Of course, there are several deep problems with this logic, which we’re facing now. In short:

  1. We’re all dumb. There’s no way around this.
  2. We’re imperial even when we try to be moderate. Where is the money for all those socialist programs Obama wants going to come from? Oh yeah, that depends on us being the most powerful and wealthiest country in the history of the world, I forgot about that.
  3. How do we know when the system is working, or is threatened? Ultimately, the politics of mechanism exist to instantiate the popular will. So should I look at our cultural decline as not that important, and only focus on how Constitutional form has changed? But if I do that, how do I know exactly when Constitutional form has changed for the worse, given that the Constitution itself was made purposely malleable?
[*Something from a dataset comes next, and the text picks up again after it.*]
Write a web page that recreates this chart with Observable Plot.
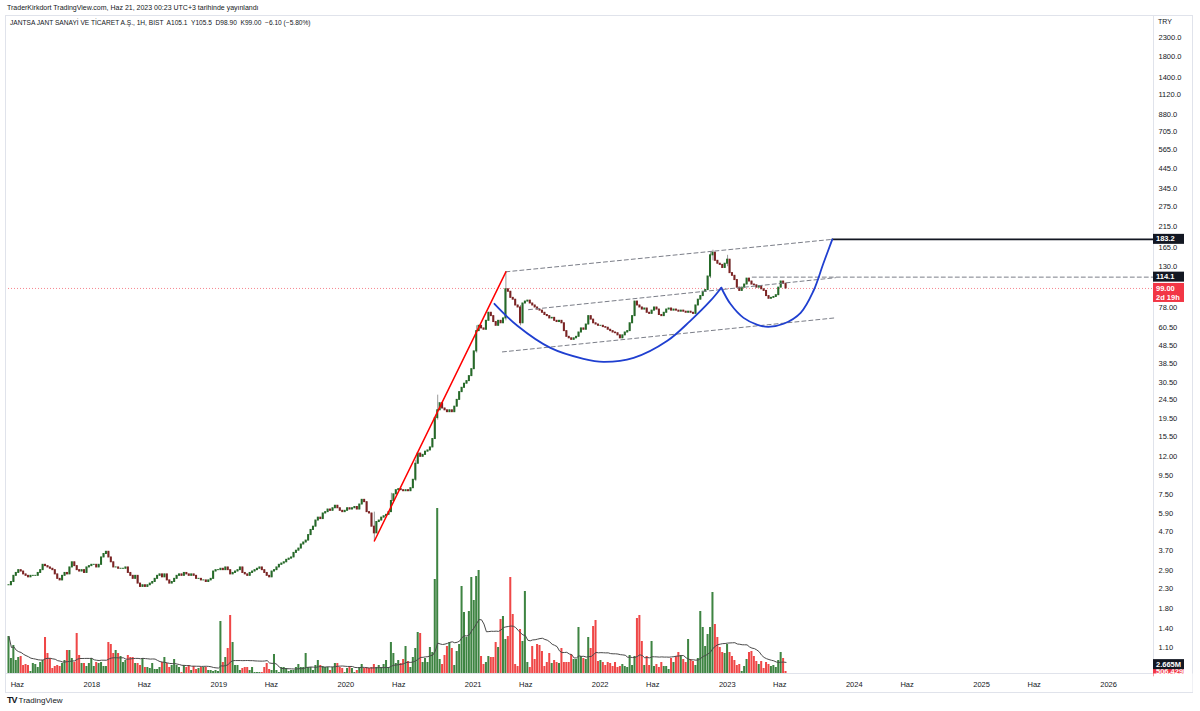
<!DOCTYPE html>
<html><head><meta charset="utf-8">
<script src="https://cdn.jsdelivr.net/npm/d3@7"></script>
<script src="https://cdn.jsdelivr.net/npm/@observablehq/plot@0.6"></script>
<style>
html,body{margin:0;padding:0;background:#fff;}
#wrap{position:relative;width:1200px;height:711px;overflow:hidden;font-family:"Liberation Sans",Arial,sans-serif;color:#131722;}
#wrap svg{position:absolute;left:0;top:0;}
.hdr{position:absolute;font-size:7px;white-space:pre;line-height:8px;}
</style></head><body><div id="wrap"></div>
<script>
// ---- data (weekly candles, last week starts 2023-06-19) ----
const lastWeekStart = "2023-06-19";
const closes = [
2.4,2.5,2.7,2.8,2.9,2.85,2.75,2.7,2.65,2.7,
2.7,2.7,2.8,2.9,3.1,3.05,3.0,2.95,2.9,2.75,
2.6,2.55,2.7,2.8,2.75,3.0,3.2,3.05,2.9,2.85,
2.9,2.8,3.0,3.05,3.1,3.1,3.0,3.1,3.4,3.55,
3.65,3.4,3.2,3.0,3.0,2.95,2.95,2.95,3.0,2.8,
2.7,2.6,2.7,2.45,2.35,2.4,2.35,2.4,2.45,2.5,
2.6,2.7,2.75,2.65,2.75,2.55,2.45,2.5,2.6,2.7,
2.75,2.7,2.8,2.75,2.7,2.75,2.7,2.6,2.6,2.55,
2.55,2.5,2.55,2.6,2.85,2.9,2.9,2.95,2.9,3.0,
2.9,2.75,2.8,2.85,2.9,3.0,2.8,2.75,2.7,2.8,
2.85,2.9,2.95,3.0,2.9,2.8,2.7,2.65,2.85,2.9,
3.0,3.1,3.15,3.2,3.3,3.35,3.4,3.6,3.7,3.8,
4.0,4.1,4.2,4.5,4.8,5.0,5.4,5.6,5.5,5.9,
6.0,6.2,6.1,6.3,6.5,6.3,6.1,6.0,6.1,6.3,
6.2,6.3,6.4,6.2,6.6,7.0,6.8,6.0,5.9,5.0,
4.6,5.3,5.4,5.6,5.7,5.8,6.0,6.9,7.5,7.9,
8.0,7.9,7.8,7.9,7.8,8.1,9.0,11.0,12.5,12.0,
12.3,12.8,13.0,13.5,15.0,19.5,21.5,23.5,22.0,21.5,
21.0,21.5,21.0,22.5,24.5,27.0,28.5,30.0,31.0,33.0,
36.0,45.0,58.0,62.0,60.0,59.0,66.0,73.0,70.0,65.0,
62.0,66.0,64.0,68.0,98.0,95.0,88.0,86.0,80.0,78.0,
64.0,82.0,84.0,85.0,82.0,80.0,78.0,76.0,75.0,73.0,
71.0,70.0,68.0,68.5,66.0,65.0,66.0,64.0,58.0,54.0,
53.0,52.0,53.0,54.0,57.0,60.0,59.0,63.0,70.0,67.0,
64.0,63.0,62.0,62.0,61.0,60.5,59.0,58.0,57.0,56.5,
55.0,53.0,55.0,57.0,58.0,64.0,70.0,84.0,80.0,78.0,
76.0,77.0,73.0,72.0,75.0,78.0,76.0,71.0,70.0,73.0,
76.0,77.0,75.0,76.0,75.0,74.0,75.0,74.0,73.0,74.0,
73.0,72.0,80.0,86.0,90.0,95.0,97.0,115.0,150.0,155.0,
140.0,135.0,133.0,128.0,135.0,142.0,120.0,116.0,110.0,100.0,
96.0,100.0,104.0,112.0,108.0,104.0,103.0,100.0,102.0,98.0,
96.0,90.0,87.0,88.0,89.0,91.0,100.0,108.0,105.0,99.0
];
// weekly volume, millions
const volumes = [
11.1,4.5,8.4,3.9,4.8,5.1,2.4,2.7,2.4,0.6,
3.0,2.7,1.8,3.3,3.9,10.8,6.0,4.5,1.5,2.1,
2.4,2.1,3.0,3.9,6.9,6.9,4.5,3.3,12.0,5.4,
3.0,3.0,2.1,3.0,4.5,2.1,3.3,3.0,3.3,2.1,
2.1,9.3,8.7,6.0,6.9,6.0,5.1,3.3,3.9,5.4,
4.8,4.8,3.0,3.0,2.4,4.5,1.8,1.8,1.5,3.0,
1.2,1.2,1.8,3.3,4.8,3.0,1.8,2.4,4.2,2.4,
1.8,0.3,2.4,1.8,2.4,0.9,2.1,1.2,1.5,1.8,
1.8,1.8,0.9,0.9,0.6,0.9,0.6,15.6,3.3,4.8,
7.5,17.4,9.3,2.4,2.4,0.9,1.5,1.8,1.8,
0.9,1.8,0.3,0.3,0.3,0.3,1.8,3.0,1.2,0.9,
5.7,0.9,0.3,1.8,1.8,1.5,0.6,0.9,0.9,1.8,
2.7,1.8,1.8,6.0,1.8,1.8,0.9,2.4,3.9,2.4,
2.1,1.8,1.8,0.9,1.8,3.0,3.0,1.8,1.5,0.3,
1.5,1.8,1.5,0.3,0.9,1.8,2.7,1.5,1.8,1.5,
1.8,2.7,1.8,2.4,1.8,2.7,3.9,1.8,9.3,6.0,
3.0,3.9,3.0,
4.2,8.1,3.6,1.8,4.8,7.5,12.3,12.0,3.3,4.5,
3.3,7.8,6.3,28.2,49.5,4.2,2.7,5.4,8.1,9.3,
7.5,2.4,6.6,8.7,26.1,18.3,10.8,18.6,28.8,
21.9,29.1,30.9,5.1,2.7,3.3,5.1,4.8,4.8,9.3,
7.8,16.2,17.1,10.2,11.1,28.8,17.7,2.7,2.1,13.2,
9.6,24.6,3.3,1.8,8.1,4.2,8.7,8.4,6.6,2.1,
3.3,6.0,3.0,3.9,3.3,3.0,7.5,3.3,
3.3,3.3,5.7,4.2,4.2,13.8,5.1,4.5,4.2,10.8,
7.5,14.1,15.9,3.6,3.9,3.3,2.4,3.3,3.0,2.1,
3.3,1.8,2.1,2.7,2.1,1.8,5.4,2.4,5.1,
16.5,17.4,9.6,2.4,5.1,2.4,9.6,2.1,2.7,
1.8,3.3,2.1,2.1,1.2,4.5,3.3,5.1,6.3,
5.4,4.2,3.3,10.2,4.2,3.6,2.4,4.5,18.6,
13.8,8.1,11.7,13.8,24.3,14.7,10.8,7.8,6.3,6.0,
8.7,6.3,5.1,3.9,2.4,2.7,0.6,2.1,
4.2,6.3,6.6,5.1,3.6,2.7,3.6,1.5,3.3,2.7,
2.1,2.4,1.8,3.9,6.3,4.5,0.6
];
// notable wicks: candle index, high, low
const wickIdx  = [150, 157, 167, 176, 192, 204, 210, 288, 289, 295];
const wickHigh = [6.0, 7.6, 11.5, 26.0, 62.0, 122.0, 80.0, 155.0, 160.0, 150.0];
const wickLow  = [4.18, 6.8, 8.8, 19.0, 44.0, 66.0, 62.0, 112.0, 140.0, 130.0];

const yTicks = [2300,1800,1400,1120,880,705,565,445,345,275,215,165,130,78,60.5,48.5,38.5,30.5,24.5,19.5,15.5,12,9.5,7.5,5.9,4.7,3.7,2.9,2.3,1.8,1.4,1.1];
const xTickDates  = ["2017-06-01","2018-01-01","2018-06-01","2019-01-01","2019-06-01","2020-01-01","2020-06-01","2021-01-01","2021-06-01","2022-01-01","2022-06-01","2023-01-01","2023-06-01","2024-01-01","2024-06-01","2025-01-01","2025-06-01","2026-01-01"];
const xTickLabels = ["Haz","2018","Haz","2019","Haz","2020","Haz","2021","Haz","2022","Haz","2023","Haz","2024","Haz","2025","Haz","2026"];

// drawings (date, price)
const redLineDates = ["2020-03-23","2021-04-05"];
const redLineVals  = [4.18, 122];
const upperChDates = ["2021-04-05","2023-10-30"];
const upperChVals  = [122, 183.2];
const midChDates   = ["2021-06-09","2023-11-08"];
const midChVals    = [75.9, 113.3];
const lowChDates   = ["2021-03-26","2023-11-08"];
const lowChVals    = [44.7, 68.5];
const cupDates = ["2021-03-03","2021-05-08","2021-08-11","2021-11-14","2022-01-10","2022-04-07","2022-07-13","2022-09-17","2022-11-14","2022-12-15"];
const cupVals  = [81.7, 62.0, 47.0, 41.0, 39.5, 41.5, 51.4, 66.0, 84.9, 99.9];
const handleDates = ["2022-12-15","2023-01-10","2023-02-17","2023-03-29","2023-04-29","2023-06-12","2023-07-31","2023-09-06","2023-10-04","2023-10-30"];
const handleVals  = [99.9, 81.7, 68.5, 62.8, 61.2, 63.6, 73.0, 96.2, 135, 183.2];
const targetLevel = 183.2, targetStart = "2023-10-30";
const resistLevel = 114.1, resistStart = "2023-03-14";
const lastPrice = 99.00;
const volMA = 2.665, lastVol = 0.506429;

// ---- build ----
const DAY = 864e5;
const xDomain = [new Date("2017-04-28"), new Date("2026-05-10")];
const yDomain = [0.794, 3030];
const N = closes.length;
const last = new Date(lastWeekStart);
const wickMap = new Map(wickIdx.map((k,i)=>[k,[wickHigh[i],wickLow[i]]]));
const candles = closes.map((c,i)=>{
  const date = new Date(+last - (N-1-i)*7*DAY);
  const open = i>0 ? closes[i-1] : c;
  const hi = Math.max(open,c), lo = Math.min(open,c);
  const w = wickMap.get(i);
  return {date, x1:new Date(+date-2.9*DAY), x2:new Date(+date+2.9*DAY), open, close:c,
    bodyLo:lo, bodyHi:hi, high: w?Math.max(w[0],hi):hi, low: w?Math.min(w[1],lo):lo,
    up: c>=open, vol: volumes[i]};
});
candles.forEach((d,i)=>{ d.ma = d3.mean(volumes.slice(Math.max(0,i-19), i+1)); });
const pts = (ds,vs)=>ds.map((d,i)=>({date:new Date(d), value:vs[i]}));
const labelMap = new Map(xTickDates.map((d,i)=>[+new Date(d), xTickLabels[i]]));
const fmtY = v => v>=100 ? v.toFixed(1) : v.toFixed(2);
const font = {fontFamily:'"Liberation Sans",Arial,sans-serif', fontSize:"7.5px", color:"#131722", background:"transparent"};

const common = {width:1200, height:711, marginLeft:5, marginRight:47, marginTop:15, marginBottom:38, style:font};

const volPlot = Plot.plot({
  ...common,
  x:{type:"utc", domain:xDomain, axis:null},
  y:{domain:[0,197.4], axis:null},
  marks:[
    Plot.rectY(candles,{x1:"x1", x2:"x2", y:"vol", fill:d=>d.up?"#2e7a32":"#ee3737", fillOpacity:0.92}),
    Plot.line(candles,{x:"date", y:"ma", stroke:"#4a4a4a", strokeWidth:1})
  ]
});

const dash = {stroke:"#7b7e88", strokeWidth:1, strokeDasharray:"4,3"};
const pricePlot = Plot.plot({
  ...common,
  x:{type:"utc", domain:xDomain},
  y:{type:"log", domain:yDomain, axis:null},
  marks:[
    Plot.frame({stroke:"#e0e3eb"}),
    Plot.ruleY([lastPrice],{stroke:"#f23645", strokeOpacity:0.6, strokeDasharray:"1,2"}),
    Plot.ruleX(candles,{x:"date", y1:"low", y2:"high", stroke:"#9b9b9b", strokeWidth:1}),
    Plot.rect(candles,{x1:"x1", x2:"x2", y1:"bodyLo", y2:"bodyHi", insetTop:-0.5, insetBottom:-0.5, fill:d=>d.up?"#256a28":"#7c2323"}),
    Plot.line(pts(upperChDates,upperChVals),{x:"date",y:"value",...dash}),
    Plot.line(pts(midChDates,midChVals),{x:"date",y:"value",...dash}),
    Plot.line(pts(lowChDates,lowChVals),{x:"date",y:"value",...dash}),
    Plot.line([{date:new Date(resistStart),value:resistLevel},{date:xDomain[1],value:resistLevel}],{x:"date",y:"value",...dash}),
    Plot.line([{date:new Date(targetStart),value:targetLevel},{date:xDomain[1],value:targetLevel}],{x:"date",y:"value",stroke:"#131722",strokeWidth:1.6}),
    Plot.line(pts(redLineDates,redLineVals),{x:"date",y:"value",stroke:"#ff0000",strokeWidth:1.5}),
    Plot.line(pts(cupDates,cupVals),{x:"date",y:"value",stroke:"#1f3fd0",strokeWidth:1.8,curve:"catmull-rom"}),
    Plot.line(pts(handleDates,handleVals),{x:"date",y:"value",stroke:"#1f3fd0",strokeWidth:1.8,curve:"catmull-rom"}),
    Plot.text(yTicks,{y:d=>d, frameAnchor:"right", dx:5, textAnchor:"start", text:fmtY, fill:"#131722", fontSize:7.5}),
    Plot.axisX(xTickDates.map(d=>new Date(d)),{anchor:"bottom", tickSize:0, tickPadding:8, tickFormat:d=>labelMap.get(+d), fill:"#131722", fontSize:7.5, label:null})
  ]
});

const wrap = document.getElementById("wrap");
wrap.appendChild(pricePlot);
wrap.appendChild(volPlot);
volPlot.style.pointerEvents="none";

// overlay frame & value labels (positions from the scales)
const ov = d3.select(wrap).append("svg").attr("width",1200).attr("height",711).style("position","absolute").style("left",0).style("top",0);
ov.append("rect").attr("x",5.5).attr("y",15.5).attr("width",1187).attr("height",677).attr("fill","none").attr("stroke","#e0e3eb");
const ys = pricePlot.scale("y"), yv = volPlot.scale("y");
const xr = 1153;
function tag(y, lines, fill){
  const h = 9*lines.length+1;
  ov.append("rect").attr("x",xr).attr("y",y-5).attr("width",31).attr("height",h).attr("fill",fill);
  lines.forEach((t,i)=>ov.append("text").attr("x",xr+3).attr("y",y+2.6+9*i).attr("fill","#fff")
    .attr("font-size",7.5).attr("font-weight","bold").attr("font-family",'"Liberation Sans",Arial,sans-serif').text(t));
}
tag(ys.apply(targetLevel), [targetLevel.toFixed(1)], "#131722");
tag(ys.apply(resistLevel), [resistLevel.toFixed(1)], "#131722");
tag(ys.apply(lastPrice), [lastPrice.toFixed(2), "2d 19h"], "#f23645");
tag(yv.apply(lastVol), [(lastVol*1000).toFixed(3)+"K"], "#f23645");
tag(yv.apply(volMA), [volMA.toFixed(3)+"M"], "#131722");
ov.append("rect").attr("x",xr+0.5).attr("y",673.5).attr("width",39).attr("height",18.5).attr("fill","#fff");
ov.append("text").attr("x",1158).attr("y",24).attr("font-size",7).attr("fill","#131722").attr("font-family",'"Liberation Sans",Arial,sans-serif').text("TRY");

// header / footer text
const h1 = document.createElement("div"); h1.className="hdr"; h1.style.left="7px"; h1.style.top="4px";
h1.textContent = "TraderKirkdort TradingView.com, Haz 21, 2023 00:23 UTC+3 tarihinde yayınlandı";
const h2 = document.createElement("div"); h2.className="hdr"; h2.style.left="10px"; h2.style.top="19px"; h2.style.fontSize="6.6px";
h2.textContent = "JANTSA JANT SANAYİ VE TİCARET A.Ş., 1H, BIST  A105.1  Y105.5  D98.90  K99.00  −6.10 (−5.80%)";
const f = document.createElement("div"); f.className="hdr"; f.style.left="7px"; f.style.top="696px"; f.style.fontSize="8px";
f.innerHTML = '<b style="font-size:9px;letter-spacing:-1px">TV</b> TradingView';
wrap.appendChild(h1); wrap.appendChild(h2); wrap.appendChild(f);
</script></body></html>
  1. I like Hamilton and Madison a lot.

    Arguments for states’ rights and rights generally are probably best constructed from Jefferson, or from the idea of moderation I’ve talked about above. I’m not saying that sort of rhetoric is wrong, just more like you don’t really want to reduce things to a power-logic if you want to get past the Constitution’s reasoning.

    Note also that there is a “moderation” of a sorts when all is said and done: we are not as volatile a people as the states were during the Articles of Confederation, it seems.

  2. You, Sir, are the next Edmund Burke or Giambattista Vico. Or at least the next Theodore Dalrymple. This post is simply amazing. Very well thought out.

    Start writing books or at least publishing to the City Journal or The Salisbury Review. Or at the very least publishing to http://culture11.com/blogs/postmodernconservative/

    Just one minor disagreement. Do empires always increase the ego of their citizens? Cannot empires be… holy? (Not in the strictly religious sense of it.)

    Alain de Benoist has some interesting arguments for the idea of an empire, as opposed to the idea of a nation: http://es.geocities.com/sucellus23/telos6.htm

    (Though it a bit smells like big-ego Evola-ist posturing to me, there could be some truths in it.)